__Exercise aim__.
Return only the lines from the top of the data down to the one that holds "cbr20 = [100, 118]", both included, without any pictures.

═════ Given material

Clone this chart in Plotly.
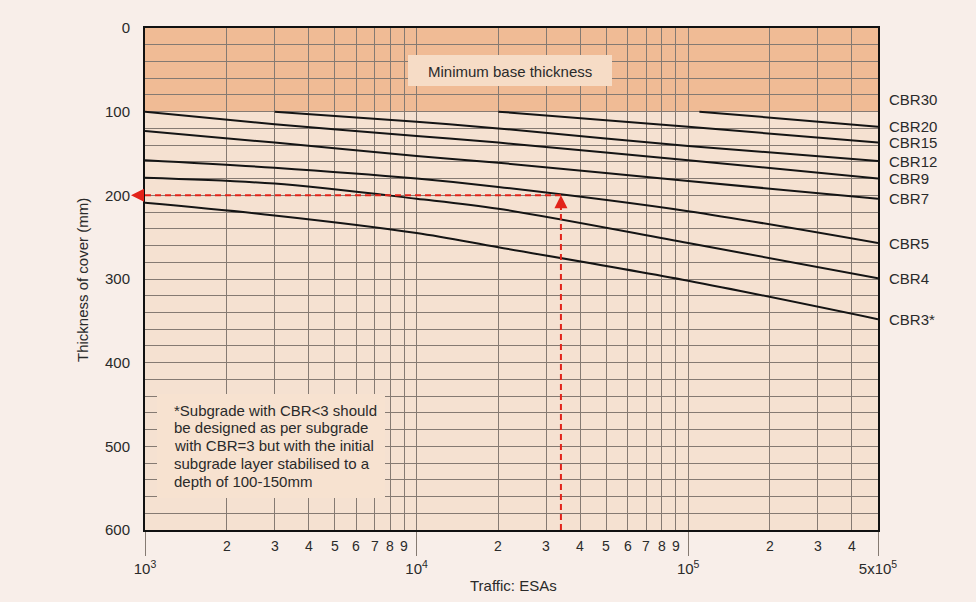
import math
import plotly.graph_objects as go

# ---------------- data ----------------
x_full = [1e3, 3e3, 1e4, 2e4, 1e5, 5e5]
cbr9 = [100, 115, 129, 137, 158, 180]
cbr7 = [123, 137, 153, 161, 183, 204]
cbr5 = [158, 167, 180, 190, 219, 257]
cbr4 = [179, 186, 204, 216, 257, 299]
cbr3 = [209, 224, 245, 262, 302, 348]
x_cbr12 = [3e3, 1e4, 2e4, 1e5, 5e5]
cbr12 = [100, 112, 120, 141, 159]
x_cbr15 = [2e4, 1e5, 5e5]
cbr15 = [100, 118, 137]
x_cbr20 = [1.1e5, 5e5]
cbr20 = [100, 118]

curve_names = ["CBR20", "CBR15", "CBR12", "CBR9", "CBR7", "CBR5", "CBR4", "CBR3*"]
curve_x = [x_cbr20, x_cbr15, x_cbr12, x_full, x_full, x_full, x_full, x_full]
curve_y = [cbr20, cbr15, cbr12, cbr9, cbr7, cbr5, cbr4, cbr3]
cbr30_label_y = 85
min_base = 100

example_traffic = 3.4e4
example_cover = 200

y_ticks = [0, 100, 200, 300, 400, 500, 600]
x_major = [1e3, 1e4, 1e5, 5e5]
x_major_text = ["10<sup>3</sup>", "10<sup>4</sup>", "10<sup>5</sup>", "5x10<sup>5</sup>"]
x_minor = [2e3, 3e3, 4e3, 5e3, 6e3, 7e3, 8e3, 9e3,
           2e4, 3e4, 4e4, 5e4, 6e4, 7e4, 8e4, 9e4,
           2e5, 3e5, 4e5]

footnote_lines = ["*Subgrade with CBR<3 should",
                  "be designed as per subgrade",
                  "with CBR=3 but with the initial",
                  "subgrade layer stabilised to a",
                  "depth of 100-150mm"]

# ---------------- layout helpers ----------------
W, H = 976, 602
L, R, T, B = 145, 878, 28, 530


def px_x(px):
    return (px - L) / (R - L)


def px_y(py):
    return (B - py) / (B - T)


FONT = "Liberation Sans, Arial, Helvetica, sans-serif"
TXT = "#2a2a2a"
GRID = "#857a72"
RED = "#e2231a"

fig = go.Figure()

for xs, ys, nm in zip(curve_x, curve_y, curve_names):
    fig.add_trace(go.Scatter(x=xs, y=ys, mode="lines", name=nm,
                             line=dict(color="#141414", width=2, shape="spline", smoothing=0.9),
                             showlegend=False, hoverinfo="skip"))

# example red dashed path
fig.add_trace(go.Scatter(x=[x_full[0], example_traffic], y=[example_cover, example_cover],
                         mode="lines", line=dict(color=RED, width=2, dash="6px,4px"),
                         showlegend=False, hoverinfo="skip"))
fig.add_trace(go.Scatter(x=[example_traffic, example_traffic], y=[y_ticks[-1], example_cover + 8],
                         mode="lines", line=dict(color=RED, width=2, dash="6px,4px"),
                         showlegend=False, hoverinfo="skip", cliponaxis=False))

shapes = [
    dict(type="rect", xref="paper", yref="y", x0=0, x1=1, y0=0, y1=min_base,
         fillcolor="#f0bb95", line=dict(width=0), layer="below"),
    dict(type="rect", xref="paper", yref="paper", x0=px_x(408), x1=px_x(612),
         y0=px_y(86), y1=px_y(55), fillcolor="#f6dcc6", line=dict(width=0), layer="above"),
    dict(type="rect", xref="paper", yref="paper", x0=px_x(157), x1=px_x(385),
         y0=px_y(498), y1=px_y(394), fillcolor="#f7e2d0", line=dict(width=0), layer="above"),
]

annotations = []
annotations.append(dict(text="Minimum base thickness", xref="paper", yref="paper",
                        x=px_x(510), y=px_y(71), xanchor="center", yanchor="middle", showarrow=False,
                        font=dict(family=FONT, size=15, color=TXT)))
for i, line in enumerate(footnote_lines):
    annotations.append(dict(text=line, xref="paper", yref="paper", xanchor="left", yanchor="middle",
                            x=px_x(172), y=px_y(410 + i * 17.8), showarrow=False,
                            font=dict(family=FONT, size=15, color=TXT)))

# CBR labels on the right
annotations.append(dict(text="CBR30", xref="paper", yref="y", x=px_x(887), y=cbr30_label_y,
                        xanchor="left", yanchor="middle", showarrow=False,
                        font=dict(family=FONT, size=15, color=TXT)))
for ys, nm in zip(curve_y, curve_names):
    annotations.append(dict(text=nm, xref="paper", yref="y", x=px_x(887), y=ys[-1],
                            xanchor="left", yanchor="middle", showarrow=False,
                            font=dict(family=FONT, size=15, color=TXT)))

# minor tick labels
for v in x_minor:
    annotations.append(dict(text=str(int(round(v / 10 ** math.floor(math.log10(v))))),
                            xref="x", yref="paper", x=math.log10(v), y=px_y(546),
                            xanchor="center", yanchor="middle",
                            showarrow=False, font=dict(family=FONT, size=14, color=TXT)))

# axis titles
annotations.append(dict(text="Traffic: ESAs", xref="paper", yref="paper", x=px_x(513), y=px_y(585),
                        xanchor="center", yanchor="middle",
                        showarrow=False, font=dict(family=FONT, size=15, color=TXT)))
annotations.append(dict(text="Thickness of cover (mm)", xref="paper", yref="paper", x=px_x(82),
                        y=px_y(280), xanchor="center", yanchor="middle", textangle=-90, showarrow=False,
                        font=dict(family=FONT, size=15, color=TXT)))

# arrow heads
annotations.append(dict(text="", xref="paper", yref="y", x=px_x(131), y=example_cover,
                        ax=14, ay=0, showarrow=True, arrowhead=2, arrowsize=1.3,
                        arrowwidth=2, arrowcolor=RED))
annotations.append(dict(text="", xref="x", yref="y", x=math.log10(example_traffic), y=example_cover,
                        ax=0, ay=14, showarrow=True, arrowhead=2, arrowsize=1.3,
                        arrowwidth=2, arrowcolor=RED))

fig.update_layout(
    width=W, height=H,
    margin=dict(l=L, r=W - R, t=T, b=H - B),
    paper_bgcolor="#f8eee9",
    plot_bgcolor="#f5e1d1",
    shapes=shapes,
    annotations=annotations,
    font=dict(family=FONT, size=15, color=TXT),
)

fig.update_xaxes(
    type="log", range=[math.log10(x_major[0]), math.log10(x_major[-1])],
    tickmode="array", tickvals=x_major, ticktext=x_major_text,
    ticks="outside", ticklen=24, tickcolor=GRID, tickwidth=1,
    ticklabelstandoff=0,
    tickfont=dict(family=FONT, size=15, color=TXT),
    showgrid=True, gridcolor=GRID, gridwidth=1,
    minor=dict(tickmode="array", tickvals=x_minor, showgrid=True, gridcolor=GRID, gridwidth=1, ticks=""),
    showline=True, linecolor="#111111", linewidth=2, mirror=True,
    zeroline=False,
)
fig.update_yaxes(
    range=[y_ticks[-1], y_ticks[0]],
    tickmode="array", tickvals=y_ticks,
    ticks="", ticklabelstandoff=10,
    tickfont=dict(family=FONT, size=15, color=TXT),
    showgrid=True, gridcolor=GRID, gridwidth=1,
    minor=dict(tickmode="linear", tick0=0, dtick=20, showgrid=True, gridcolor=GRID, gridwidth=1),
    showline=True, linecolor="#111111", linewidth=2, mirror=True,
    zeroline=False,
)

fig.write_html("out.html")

══════════

__Task response__.
Clone this chart in Plotly.
import math
import plotly.graph_objects as go

# ---------------- data ----------------
x_full = [1e3, 3e3, 1e4, 2e4, 1e5, 5e5]
cbr9 = [100, 115, 129, 137, 158, 180]
cbr7 = [123, 137, 153, 161, 183, 204]
cbr5 = [158, 167, 180, 190, 219, 257]
cbr4 = [179, 186, 204, 216, 257, 299]
cbr3 = [209, 224, 245, 262, 302, 348]
x_cbr12 = [3e3, 1e4, 2e4, 1e5, 5e5]
cbr12 = [100, 112, 120, 141, 159]
x_cbr15 = [2e4, 1e5, 5e5]
cbr15 = [100, 118, 137]
x_cbr20 = [1.1e5, 5e5]
cbr20 = [100, 118]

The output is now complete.